[Dataset extract]:

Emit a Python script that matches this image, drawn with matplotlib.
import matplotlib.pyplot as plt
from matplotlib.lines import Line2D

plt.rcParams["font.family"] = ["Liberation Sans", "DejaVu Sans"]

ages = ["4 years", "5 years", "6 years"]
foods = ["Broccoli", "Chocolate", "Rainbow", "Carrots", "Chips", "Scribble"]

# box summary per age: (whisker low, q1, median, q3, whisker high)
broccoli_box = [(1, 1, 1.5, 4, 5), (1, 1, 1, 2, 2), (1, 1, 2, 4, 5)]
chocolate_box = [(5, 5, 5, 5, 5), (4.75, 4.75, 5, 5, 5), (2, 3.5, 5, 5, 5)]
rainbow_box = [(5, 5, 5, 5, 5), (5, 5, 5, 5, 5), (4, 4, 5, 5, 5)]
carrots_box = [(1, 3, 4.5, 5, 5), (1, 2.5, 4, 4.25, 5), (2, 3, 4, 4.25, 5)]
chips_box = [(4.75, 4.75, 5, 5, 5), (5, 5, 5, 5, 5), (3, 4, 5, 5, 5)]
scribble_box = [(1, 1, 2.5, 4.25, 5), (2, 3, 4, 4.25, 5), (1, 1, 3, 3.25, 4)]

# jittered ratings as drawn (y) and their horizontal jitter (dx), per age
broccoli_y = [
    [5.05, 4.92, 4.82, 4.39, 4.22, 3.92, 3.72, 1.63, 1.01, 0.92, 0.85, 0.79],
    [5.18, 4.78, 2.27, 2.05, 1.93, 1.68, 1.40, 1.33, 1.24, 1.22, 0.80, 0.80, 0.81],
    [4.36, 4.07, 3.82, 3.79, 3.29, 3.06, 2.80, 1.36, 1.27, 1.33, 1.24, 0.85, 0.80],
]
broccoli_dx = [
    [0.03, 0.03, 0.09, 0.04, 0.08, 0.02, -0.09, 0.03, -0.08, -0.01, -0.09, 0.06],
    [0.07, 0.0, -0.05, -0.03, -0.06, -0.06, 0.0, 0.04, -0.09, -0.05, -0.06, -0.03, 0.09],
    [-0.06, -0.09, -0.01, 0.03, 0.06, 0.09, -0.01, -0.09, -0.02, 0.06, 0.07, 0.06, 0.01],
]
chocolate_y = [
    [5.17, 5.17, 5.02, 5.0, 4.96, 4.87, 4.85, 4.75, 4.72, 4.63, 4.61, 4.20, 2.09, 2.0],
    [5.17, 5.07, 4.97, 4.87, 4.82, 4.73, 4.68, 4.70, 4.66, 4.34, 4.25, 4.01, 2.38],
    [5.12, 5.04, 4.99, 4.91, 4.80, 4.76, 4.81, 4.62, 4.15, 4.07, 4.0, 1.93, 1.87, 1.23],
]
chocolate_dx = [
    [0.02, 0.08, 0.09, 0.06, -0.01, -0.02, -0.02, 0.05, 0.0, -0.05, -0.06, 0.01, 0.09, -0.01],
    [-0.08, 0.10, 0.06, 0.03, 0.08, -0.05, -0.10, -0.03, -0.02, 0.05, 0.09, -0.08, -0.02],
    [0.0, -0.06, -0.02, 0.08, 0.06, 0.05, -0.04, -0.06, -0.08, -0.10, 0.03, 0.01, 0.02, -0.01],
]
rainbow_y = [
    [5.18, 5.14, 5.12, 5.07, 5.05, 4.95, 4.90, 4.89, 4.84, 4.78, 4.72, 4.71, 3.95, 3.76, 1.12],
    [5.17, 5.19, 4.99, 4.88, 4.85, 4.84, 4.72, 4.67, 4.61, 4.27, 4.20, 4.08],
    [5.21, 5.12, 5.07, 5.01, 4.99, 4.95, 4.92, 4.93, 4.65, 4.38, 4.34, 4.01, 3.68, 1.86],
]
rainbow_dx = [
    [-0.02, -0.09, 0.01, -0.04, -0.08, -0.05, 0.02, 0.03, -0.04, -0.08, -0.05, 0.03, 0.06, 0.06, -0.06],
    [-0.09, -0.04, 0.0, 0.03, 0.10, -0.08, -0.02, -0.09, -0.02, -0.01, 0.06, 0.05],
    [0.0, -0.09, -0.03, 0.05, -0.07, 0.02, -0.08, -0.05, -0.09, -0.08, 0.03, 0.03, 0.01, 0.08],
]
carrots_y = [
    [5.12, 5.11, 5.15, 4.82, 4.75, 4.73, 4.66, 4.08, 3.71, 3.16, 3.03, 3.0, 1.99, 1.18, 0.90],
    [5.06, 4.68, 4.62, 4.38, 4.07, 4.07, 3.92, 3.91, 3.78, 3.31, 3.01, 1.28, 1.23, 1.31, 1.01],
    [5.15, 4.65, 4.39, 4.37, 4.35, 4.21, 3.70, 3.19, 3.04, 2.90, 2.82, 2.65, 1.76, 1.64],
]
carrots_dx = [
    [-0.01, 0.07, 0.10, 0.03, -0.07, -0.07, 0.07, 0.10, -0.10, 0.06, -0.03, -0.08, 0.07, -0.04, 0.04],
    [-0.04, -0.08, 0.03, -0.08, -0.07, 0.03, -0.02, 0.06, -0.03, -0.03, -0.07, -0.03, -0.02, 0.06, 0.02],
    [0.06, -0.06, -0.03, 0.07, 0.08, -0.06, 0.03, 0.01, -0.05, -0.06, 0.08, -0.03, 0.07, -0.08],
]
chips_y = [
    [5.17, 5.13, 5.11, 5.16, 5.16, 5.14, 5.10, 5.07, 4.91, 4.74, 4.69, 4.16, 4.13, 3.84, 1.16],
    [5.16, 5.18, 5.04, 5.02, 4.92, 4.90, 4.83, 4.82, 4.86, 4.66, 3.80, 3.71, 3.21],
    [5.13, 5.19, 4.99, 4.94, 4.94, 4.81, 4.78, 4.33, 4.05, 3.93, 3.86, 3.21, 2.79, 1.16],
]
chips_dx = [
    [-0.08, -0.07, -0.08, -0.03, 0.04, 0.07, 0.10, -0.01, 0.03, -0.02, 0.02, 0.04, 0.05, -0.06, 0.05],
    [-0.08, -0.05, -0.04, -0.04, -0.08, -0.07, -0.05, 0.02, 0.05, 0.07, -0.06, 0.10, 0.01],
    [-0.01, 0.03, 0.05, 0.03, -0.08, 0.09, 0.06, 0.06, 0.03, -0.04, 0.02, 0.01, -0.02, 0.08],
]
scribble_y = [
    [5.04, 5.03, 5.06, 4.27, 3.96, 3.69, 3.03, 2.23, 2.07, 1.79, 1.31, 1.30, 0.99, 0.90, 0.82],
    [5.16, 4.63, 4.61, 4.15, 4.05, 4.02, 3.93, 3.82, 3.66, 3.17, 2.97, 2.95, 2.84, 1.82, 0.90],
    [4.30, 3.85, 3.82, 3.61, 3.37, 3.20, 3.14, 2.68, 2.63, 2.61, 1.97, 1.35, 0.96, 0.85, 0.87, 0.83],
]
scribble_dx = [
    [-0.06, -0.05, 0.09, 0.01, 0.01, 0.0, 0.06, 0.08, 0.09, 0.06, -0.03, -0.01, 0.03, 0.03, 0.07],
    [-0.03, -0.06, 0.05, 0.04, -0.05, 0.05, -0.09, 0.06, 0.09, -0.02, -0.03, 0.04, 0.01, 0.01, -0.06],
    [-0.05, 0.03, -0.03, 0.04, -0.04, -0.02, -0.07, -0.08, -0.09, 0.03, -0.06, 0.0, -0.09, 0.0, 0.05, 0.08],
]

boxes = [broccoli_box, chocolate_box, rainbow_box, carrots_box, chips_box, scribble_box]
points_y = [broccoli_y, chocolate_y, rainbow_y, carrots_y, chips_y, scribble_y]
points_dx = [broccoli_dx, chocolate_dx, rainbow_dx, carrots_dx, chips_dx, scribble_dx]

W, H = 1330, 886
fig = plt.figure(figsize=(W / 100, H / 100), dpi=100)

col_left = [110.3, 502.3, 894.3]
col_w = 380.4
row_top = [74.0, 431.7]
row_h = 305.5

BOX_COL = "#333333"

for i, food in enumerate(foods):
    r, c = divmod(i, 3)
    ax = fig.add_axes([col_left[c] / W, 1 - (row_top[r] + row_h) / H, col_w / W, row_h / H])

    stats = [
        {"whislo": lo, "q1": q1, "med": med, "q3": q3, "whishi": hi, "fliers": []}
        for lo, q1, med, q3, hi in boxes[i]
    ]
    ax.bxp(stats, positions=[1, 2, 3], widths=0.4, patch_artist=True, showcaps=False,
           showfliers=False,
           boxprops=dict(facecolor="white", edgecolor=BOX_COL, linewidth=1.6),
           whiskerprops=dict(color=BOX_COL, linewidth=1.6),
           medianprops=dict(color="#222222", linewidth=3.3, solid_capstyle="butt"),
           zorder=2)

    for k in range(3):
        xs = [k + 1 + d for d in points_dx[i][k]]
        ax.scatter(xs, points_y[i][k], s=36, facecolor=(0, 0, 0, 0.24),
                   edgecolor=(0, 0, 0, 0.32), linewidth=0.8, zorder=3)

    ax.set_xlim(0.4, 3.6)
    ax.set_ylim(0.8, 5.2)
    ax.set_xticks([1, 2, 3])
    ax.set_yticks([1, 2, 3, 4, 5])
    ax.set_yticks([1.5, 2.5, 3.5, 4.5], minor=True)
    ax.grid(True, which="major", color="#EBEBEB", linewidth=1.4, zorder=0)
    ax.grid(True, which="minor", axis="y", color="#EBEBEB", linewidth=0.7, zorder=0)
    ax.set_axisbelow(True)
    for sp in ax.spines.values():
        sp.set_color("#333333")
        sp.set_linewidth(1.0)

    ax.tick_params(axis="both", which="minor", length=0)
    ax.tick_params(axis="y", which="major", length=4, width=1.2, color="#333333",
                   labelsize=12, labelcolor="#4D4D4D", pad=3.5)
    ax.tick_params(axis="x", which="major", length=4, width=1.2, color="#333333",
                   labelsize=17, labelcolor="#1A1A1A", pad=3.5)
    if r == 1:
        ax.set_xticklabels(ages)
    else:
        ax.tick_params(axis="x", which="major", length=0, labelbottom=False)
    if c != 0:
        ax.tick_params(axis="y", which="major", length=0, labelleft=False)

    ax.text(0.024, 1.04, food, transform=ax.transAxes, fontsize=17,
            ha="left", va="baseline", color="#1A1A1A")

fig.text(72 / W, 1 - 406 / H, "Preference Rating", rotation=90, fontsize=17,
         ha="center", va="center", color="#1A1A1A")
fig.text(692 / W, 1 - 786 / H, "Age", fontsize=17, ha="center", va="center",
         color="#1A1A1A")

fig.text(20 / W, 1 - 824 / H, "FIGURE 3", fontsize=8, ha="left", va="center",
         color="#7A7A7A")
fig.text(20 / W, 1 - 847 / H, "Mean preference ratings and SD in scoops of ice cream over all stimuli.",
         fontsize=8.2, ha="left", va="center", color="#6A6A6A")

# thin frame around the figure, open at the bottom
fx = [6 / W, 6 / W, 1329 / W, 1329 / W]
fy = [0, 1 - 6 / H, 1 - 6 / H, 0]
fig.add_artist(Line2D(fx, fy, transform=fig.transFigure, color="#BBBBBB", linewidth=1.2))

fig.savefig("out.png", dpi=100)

[Exercise description]:
Write down again the exact lines running from the beginning of the data to the line containing "3, 3.25, 4)]", with both ends included.

[Written answer]:
Emit a Python script that matches this image, drawn with matplotlib.
import matplotlib.pyplot as plt
from matplotlib.lines import Line2D

plt.rcParams["font.family"] = ["Liberation Sans", "DejaVu Sans"]

ages = ["4 years", "5 years", "6 years"]
foods = ["Broccoli", "Chocolate", "Rainbow", "Carrots", "Chips", "Scribble"]

# box summary per age: (whisker low, q1, median, q3, whisker high)
broccoli_box = [(1, 1, 1.5, 4, 5), (1, 1, 1, 2, 2), (1, 1, 2, 4, 5)]
chocolate_box = [(5, 5, 5, 5, 5), (4.75, 4.75, 5, 5, 5), (2, 3.5, 5, 5, 5)]
rainbow_box = [(5, 5, 5, 5, 5), (5, 5, 5, 5, 5), (4, 4, 5, 5, 5)]
carrots_box = [(1, 3, 4.5, 5, 5), (1, 2.5, 4, 4.25, 5), (2, 3, 4, 4.25, 5)]
chips_box = [(4.75, 4.75, 5, 5, 5), (5, 5, 5, 5, 5), (3, 4, 5, 5, 5)]
scribble_box = [(1, 1, 2.5, 4.25, 5), (2, 3, 4, 4.25, 5), (1, 1, 3, 3.25, 4)]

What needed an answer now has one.